Five honorable members having risen in support of the motion,
– The dairying industry is suffering from a severe illness which might be described as economic malnutrition. Many things require to be done to restore it to health, but the first step towards its recovery is the immediate transfusion of a substantial rise in the price of butter. The unfavorable condition of the dairying industry can be read in many unmistakable signs, not the least of which is the steady and progressive falling off in production, the reduced number of cows being milked, and the abandonment of dairying as a means of livelihood by an increasing number of farmers. This is an industry to which the National Parliament could well direct its attention. It is not one whose pressing problems can be brushed aside as though they were of little consequence and could be attended to at some distant future date. The Minister for Commerce and Agriculture (Mr. Pollard) claims that more information is necessary, and that to secure it a peregrinating committee must spend months collecting and duplicating information the substance of which is already avail able to the Minister through dairying industry organizations with which he had been accustomed to consult. The Commonwealth Statistician affirms that the industry provides a livelihood for 150,000 men and women engaged in it on the farms. In addition between 7,000 and 10,000 others are employed in factories; thousands more, such as cream carriers, are engaged in transport and other activities, whilst scores of country towns throughout Australia depend for their business existence on the spending power of their contiguous butter producers. The gross value of Australian dairy production last year was £46,000,000, which was more than half as much as from all other forms of agriculture combined whilst as a major export industry dairying provides more than £12,000,000 in exports to assist in maintaining Australia’s solvency overseas. In the national interest, therefore, Parliament must give diligent attention to the handicaps and disabilities, and to the crescendo of complaints and grievances of those engaged in the industry.
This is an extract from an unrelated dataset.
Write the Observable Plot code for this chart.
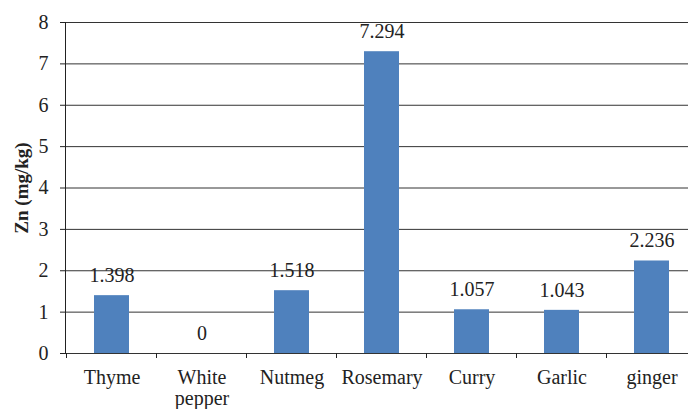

We used to produce 200,000 tons of butter before the war, of which half went to Britain. We now produce about 150,000 tons, and despite local rationing, Britain, which used to get 100,000 tons a year, now gets little more than half that quantity. The depressed prices policy of this Government is damaging to our national economic interests, and is affecting Australia’s capacity to meet the food expectations of the people of the United Kingdom. Evidence is overwhelming that the root of our failure lies substantially in the fact that we are not according just treatment to the men, women and children engaged in butter production.
Under existing conditions, dairy farming has few attractions. The drift from the industry continues. In the last six years more than 2,000 farmers have left the industry in New South Wales alone, the figures being 14,128 in 1939 and 12,151 in 1946. In many instances, those remaining are doing so because their homes are fixed and their capital tied. They have no avenue of escape to other occupations. They cannot abandon the fruits of their life’s work. Many of the younger folk, however, have no such ties, and fewer and fewer are remaining to carry on an occupation demanding seven days a week work and no holidays for 365 days a year at substandard rates of pay. It is an industry in which husband, wife and children have to work long hours for a meagre existence. It is an industry in which, as 1 shall show, the words “ sweated labour “ have a significant meaning.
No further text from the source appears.